Tolstoy gives his narrator omniscience in Anna Karenina, but...

Tolstoy gives his narrator omniscience in Anna Karenina, but he's selectively omniscient. Is that uncommon?

He made me question where I got some devices I used in Columbine, which I thought had come from Faulkner. Faulkner probably got a lot of ideas from Tolstoy.

I just noticed how relieved I was to hear from the servants about Dolly's visit to Anna, and marked "Objective!" in the margin. Even though the narrator had shown us the visit from many POVs, and gone deep into their heads repeatedly, illustrating how they were hearing the same exchanges differently . . . "he" (the narrator) never told us which was "true."
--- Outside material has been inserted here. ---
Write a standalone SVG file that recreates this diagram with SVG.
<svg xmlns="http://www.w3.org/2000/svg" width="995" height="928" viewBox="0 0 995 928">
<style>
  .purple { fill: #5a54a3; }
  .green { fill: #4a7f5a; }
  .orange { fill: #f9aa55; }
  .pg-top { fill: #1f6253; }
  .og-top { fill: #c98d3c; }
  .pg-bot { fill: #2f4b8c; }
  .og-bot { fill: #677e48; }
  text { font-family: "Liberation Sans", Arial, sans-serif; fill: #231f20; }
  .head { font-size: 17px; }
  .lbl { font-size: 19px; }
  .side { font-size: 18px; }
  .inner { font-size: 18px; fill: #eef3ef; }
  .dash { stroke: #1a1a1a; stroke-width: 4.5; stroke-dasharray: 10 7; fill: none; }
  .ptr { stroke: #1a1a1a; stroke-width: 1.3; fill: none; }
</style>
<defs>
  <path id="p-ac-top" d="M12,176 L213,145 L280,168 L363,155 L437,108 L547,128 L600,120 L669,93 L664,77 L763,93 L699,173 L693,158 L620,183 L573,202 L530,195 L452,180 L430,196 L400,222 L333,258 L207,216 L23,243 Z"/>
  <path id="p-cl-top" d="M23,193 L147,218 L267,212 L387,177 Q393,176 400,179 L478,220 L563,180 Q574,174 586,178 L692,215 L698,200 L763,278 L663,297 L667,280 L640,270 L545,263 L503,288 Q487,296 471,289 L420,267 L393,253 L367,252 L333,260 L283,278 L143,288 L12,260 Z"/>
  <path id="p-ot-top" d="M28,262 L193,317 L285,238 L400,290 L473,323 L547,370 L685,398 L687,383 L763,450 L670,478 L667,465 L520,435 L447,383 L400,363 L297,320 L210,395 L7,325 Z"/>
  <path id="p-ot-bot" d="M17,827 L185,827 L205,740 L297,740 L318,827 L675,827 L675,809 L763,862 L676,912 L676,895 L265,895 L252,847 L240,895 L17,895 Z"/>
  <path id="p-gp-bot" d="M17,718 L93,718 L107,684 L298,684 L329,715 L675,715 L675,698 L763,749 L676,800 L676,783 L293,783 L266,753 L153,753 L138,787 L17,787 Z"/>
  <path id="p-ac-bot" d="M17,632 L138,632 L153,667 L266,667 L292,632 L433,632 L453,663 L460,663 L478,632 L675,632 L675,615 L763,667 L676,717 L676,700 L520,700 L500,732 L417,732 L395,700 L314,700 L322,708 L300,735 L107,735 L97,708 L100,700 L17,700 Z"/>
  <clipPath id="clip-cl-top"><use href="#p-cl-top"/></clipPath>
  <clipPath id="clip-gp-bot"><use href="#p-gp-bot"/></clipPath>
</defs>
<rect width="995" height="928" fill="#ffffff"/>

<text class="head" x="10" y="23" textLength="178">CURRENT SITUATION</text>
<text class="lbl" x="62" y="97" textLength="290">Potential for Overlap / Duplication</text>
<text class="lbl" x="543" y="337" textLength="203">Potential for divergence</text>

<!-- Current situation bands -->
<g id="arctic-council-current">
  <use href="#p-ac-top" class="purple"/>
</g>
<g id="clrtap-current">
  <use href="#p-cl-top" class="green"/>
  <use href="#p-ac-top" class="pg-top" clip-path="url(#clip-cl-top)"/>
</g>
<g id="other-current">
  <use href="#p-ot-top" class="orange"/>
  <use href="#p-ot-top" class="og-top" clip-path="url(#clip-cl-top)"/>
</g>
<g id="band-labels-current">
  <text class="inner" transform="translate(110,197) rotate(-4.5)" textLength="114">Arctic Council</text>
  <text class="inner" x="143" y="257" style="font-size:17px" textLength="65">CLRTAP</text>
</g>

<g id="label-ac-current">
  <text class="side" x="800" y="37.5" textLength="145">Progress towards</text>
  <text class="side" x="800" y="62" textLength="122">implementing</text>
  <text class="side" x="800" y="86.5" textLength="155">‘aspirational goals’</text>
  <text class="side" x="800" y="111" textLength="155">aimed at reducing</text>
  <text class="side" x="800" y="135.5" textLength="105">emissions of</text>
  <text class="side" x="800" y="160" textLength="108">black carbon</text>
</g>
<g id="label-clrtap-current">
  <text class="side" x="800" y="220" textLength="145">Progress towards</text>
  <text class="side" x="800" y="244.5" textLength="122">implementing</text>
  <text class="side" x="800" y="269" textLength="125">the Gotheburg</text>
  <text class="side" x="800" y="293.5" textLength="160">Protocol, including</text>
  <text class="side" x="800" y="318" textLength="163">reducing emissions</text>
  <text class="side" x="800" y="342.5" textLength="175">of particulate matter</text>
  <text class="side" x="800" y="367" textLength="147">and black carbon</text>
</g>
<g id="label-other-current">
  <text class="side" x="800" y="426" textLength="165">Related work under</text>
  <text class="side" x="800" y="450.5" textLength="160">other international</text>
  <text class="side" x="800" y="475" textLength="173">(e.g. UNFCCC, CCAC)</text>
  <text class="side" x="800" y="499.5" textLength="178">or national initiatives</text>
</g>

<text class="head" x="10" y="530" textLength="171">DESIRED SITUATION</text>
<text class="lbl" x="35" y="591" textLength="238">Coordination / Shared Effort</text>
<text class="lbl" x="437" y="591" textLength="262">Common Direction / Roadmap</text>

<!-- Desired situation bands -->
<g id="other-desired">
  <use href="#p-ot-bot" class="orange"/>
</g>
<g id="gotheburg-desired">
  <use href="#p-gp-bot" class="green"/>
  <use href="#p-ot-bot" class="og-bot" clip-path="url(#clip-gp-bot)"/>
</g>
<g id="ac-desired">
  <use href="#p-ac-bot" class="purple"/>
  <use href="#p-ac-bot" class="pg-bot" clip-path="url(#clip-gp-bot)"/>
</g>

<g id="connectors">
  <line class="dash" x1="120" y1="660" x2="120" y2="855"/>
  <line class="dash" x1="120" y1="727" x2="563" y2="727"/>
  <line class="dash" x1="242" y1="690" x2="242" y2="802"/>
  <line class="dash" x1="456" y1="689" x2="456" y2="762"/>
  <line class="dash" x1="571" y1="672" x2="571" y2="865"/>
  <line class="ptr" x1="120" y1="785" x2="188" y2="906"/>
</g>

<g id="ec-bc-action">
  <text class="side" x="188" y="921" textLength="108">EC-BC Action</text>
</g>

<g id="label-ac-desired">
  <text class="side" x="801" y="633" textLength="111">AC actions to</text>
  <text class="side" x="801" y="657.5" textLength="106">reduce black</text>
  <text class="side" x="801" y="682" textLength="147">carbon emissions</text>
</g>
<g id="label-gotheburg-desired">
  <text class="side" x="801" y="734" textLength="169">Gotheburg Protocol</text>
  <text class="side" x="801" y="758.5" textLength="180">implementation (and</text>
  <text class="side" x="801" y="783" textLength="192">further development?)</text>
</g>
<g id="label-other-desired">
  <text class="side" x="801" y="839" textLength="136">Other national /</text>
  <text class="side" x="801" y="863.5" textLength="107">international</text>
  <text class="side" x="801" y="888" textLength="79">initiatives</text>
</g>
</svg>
It wasn't till the ride home, when Dolly had the urge to ask her servants--and they volunteered their opinions just before she did (itself highly telling, as the servants of many of the other characters would never dare), that I felt a refreshing burst of "objectivity." I trusted their take--and that's exactly why it was provided.

I had been under the impression I already had an objective narrator, though. He's highly object in refusing to take sides, but he's actually much more subjective on behalf of whoever's head he's taking us into. He's reticent to give his own opinion. (I think. I better watch more closely and see if that's true. I've been under the impression I'm getting a lot of Tolstoy's opinions on things, but mostly by making characters look kind of pompous or foolish, and allowing other characters to have at them.)
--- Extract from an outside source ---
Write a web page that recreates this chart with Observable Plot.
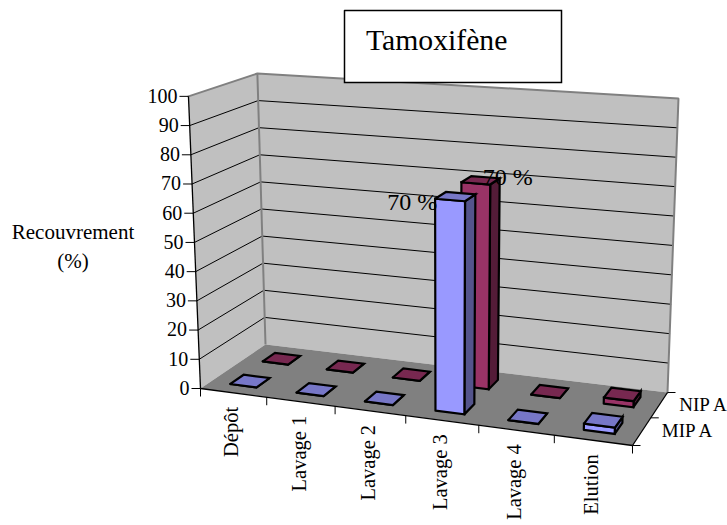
<!DOCTYPE html>
<html><head><meta charset="utf-8">
<script src="https://cdn.jsdelivr.net/npm/d3@7"></script>
<script src="https://cdn.jsdelivr.net/npm/@observablehq/plot@0.6"></script>
<style>html,body{margin:0;padding:0;background:#fff}svg{display:block}</style>
</head><body><div id="chart"></div>
<script>
const categories = ["Dépôt","Lavage 1","Lavage 2","Lavage 3","Lavage 4","Elution"];
const seriesNames = ["MIP A","NIP A"];
const mipValues = [0,0,0,70,0,2];
const nipValues = [0,0,0,70,0,2];
const valueTicks = [0,10,20,30,40,50,60,70,80,90,100];
const title = "Tamoxifène";
const yTitle = ["Recouvrement","(%)"];

// Perspective of the 3-D box: floor corners in order front-left, front-right, back-right, back-left
const floorQuad = [[200,388],[632,445],[667,392],[265,344]];
const vanish = [445,6339];              // vertical vanishing point
const heightInv = [20.37,-1.9,1.75];    // inverse height ratio: base, per u, per v
function homography(q){
  const [[x0,y0],[x1,y1],[x2,y2],[x3,y3]] = q;
  const dx1=x1-x2,dx2=x3-x2,sx=x0-x1+x2-x3,dy1=y1-y2,dy2=y3-y2,sy=y0-y1+y2-y3;
  const det=dx1*dy2-dx2*dy1;
  const g=(sx*dy2-dx2*sy)/det,h=(dx1*sy-sx*dy1)/det;
  const a=x1-x0+g*x1,b=x3-x0+h*x3,d=y1-y0+g*y1,e=y3-y0+h*y3;
  return (u,v)=>{const w=g*u+h*v+1;return [(a*u+b*v+x0)/w,(d*u+e*v+y0)/w];};
}
const hFloor=homography(floorQuad);
function P(cat,depth,val){ // cat in 0..n, depth in 0..2, val in 0..100
  const u=cat/categories.length,v=depth/seriesNames.length,t=val/100;
  const a=hFloor(u,v);
  const r=t/(heightInv[0]+heightInv[1]*u+heightInv[2]*v);
  return {x:a[0]+(a[0]-vanish[0])*r,y:a[1]+(a[1]-vanish[1])*r};
}
const face=(pts,fill,stroke,sw)=>Plot.line([...pts,pts[0]],{x:"x",y:"y",fill,stroke,strokeWidth:sw,strokeLinejoin:"miter",strokeMiterlimit:8});
const seg=(a,b,stroke,sw)=>Plot.line([a,b],{x:"x",y:"y",stroke,strokeWidth:sw,strokeLinecap:"butt"});
const off=(p,dx,dy)=>({x:p.x+dx,y:p.y+dy});
const nC=categories.length,nS=seriesNames.length;
const serif="Liberation Serif";
const marks=[];
// walls and floor
marks.push(face([P(0,0,0),P(0,nS,0),P(0,nS,100),P(0,0,100)],"#C0C0C0","none",0));
marks.push(face([P(0,nS,0),P(nC,nS,0),P(nC,nS,100),P(0,nS,100)],"#C0C0C0","none",0));
marks.push(face([P(0,0,0),P(nC,0,0),P(nC,nS,0),P(0,nS,0)],"#808080","none",0));
// gridlines
valueTicks.filter(v=>v>0&&v<100).forEach(v=>{
  marks.push(Plot.line([P(0,0,v),P(0,nS,v),P(nC,nS,v)],{x:"x",y:"y",stroke:"#000",strokeWidth:1}));
});
// wall borders
marks.push(Plot.line([P(0,0,100),P(0,nS,100),P(nC,nS,100),P(nC,nS,0)],{x:"x",y:"y",stroke:"#808080",strokeWidth:2,strokeLinejoin:"miter"}));
marks.push(seg(P(0,nS,0),P(0,nS,100),"#808080",2));
// axes
marks.push(seg(P(0,0,0),P(0,0,100),"#000",1.3));
marks.push(seg(P(0,0,0),P(nC,0,0),"#000",1.3));
marks.push(seg(P(nC,0,0),P(nC,nS,0),"#000",1.3));
valueTicks.forEach(v=>marks.push(seg(off(P(0,0,v),-9,0),P(0,0,v),"#000",1)));
d3.range(nC+1).forEach(i=>marks.push(seg(P(i,0,0),off(P(i,0,0),0,8),"#000",1)));
d3.range(nS+1).forEach(i=>marks.push(seg(P(nC,i,0),off(P(nC,i,0),8,0),"#000",1)));
// bars: back series first
function bar(cat,s,val,front,top,side){
  const u0=cat+.3,u1=cat+.7,v0=s+.3,v1=s+.7;
  const sw=2.2;
  marks.push(face([P(u1,v0,0),P(u1,v1,0),P(u1,v1,val),P(u1,v0,val)],side,"#000",sw));
  marks.push(face([P(u0,v0,0),P(u1,v0,0),P(u1,v0,val),P(u0,v0,val)],front,"#000",sw));
  marks.push(face([P(u0,v0,val),P(u1,v0,val),P(u1,v1,val),P(u0,v1,val)],top,"#000",sw));
}
nipValues.forEach((v,i)=>bar(i,1,v,"#993366","#772850","#541C38"));
mipValues.forEach((v,i)=>bar(i,0,v,"#9999FF","#7777C7","#54548C"));
// text
const txt=(data,o)=>Plot.text(data,{fontFamily:serif,fill:"#000",...o});
marks.push(txt(valueTicks.map(v=>({v,...off(P(0,0,v),-11,0)})),{x:"x",y:"y",text:d=>String(d.v),textAnchor:"end",fontSize:20}));
marks.push(txt(categories.map((c,i)=>({c,...off(P(i+.5,0,0),-1.5,14)})),{x:"x",y:"y",text:"c",rotate:-90,textAnchor:"end",fontSize:20.5}));
marks.push(txt(seriesNames.map((c,i)=>({c,...off(P(nC,i+.5,0),20,0)})),{x:"x",y:"y",text:"c",textAnchor:"start",fontSize:19}));
const peak=categories.indexOf("Lavage 3");
marks.push(txt([{...off(P(peak+.5,.5,mipValues[peak]),-43,6),l:mipValues[peak]+" %"},{...off(P(peak+.5,1.5,nipValues[peak]),27,-3),l:nipValues[peak]+" %"}],{x:"x",y:"y",text:"l",fontSize:24}));
marks.push(txt(yTitle.map((t,i)=>({t,i})),{x:()=>72.5,y:d=>232+d.i*29,text:"t",fontSize:21}));
marks.push(face([{x:344,y:10},{x:561,y:10},{x:561,y:82},{x:344,y:82}],"#fff","#000",1.5));
marks.push(txt([title],{x:()=>365.5,y:()=>40,text:d=>d,textAnchor:"start",fontSize:29.7}));

const chart=Plot.plot({width:727,height:525,margin:0,
  x:{domain:[0,727],range:[0,727],axis:null},
  y:{domain:[0,525],range:[0,525],axis:null},
  style:{background:"#fff"},marks});
document.getElementById("chart").append(chart);
</script></body></html>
I don't recall this as being one of the possible POVs we learned in English class. Haha. But I failed to see the power of POV then, and really kind of hated memorizing the types and just did it to pass the test. Meaning I didn't retain it all: the broad strokes only, none of the finer points.

(I forgot to post this. I had 160 pages to go when I wrote it, but I've finished now. More on that soon.)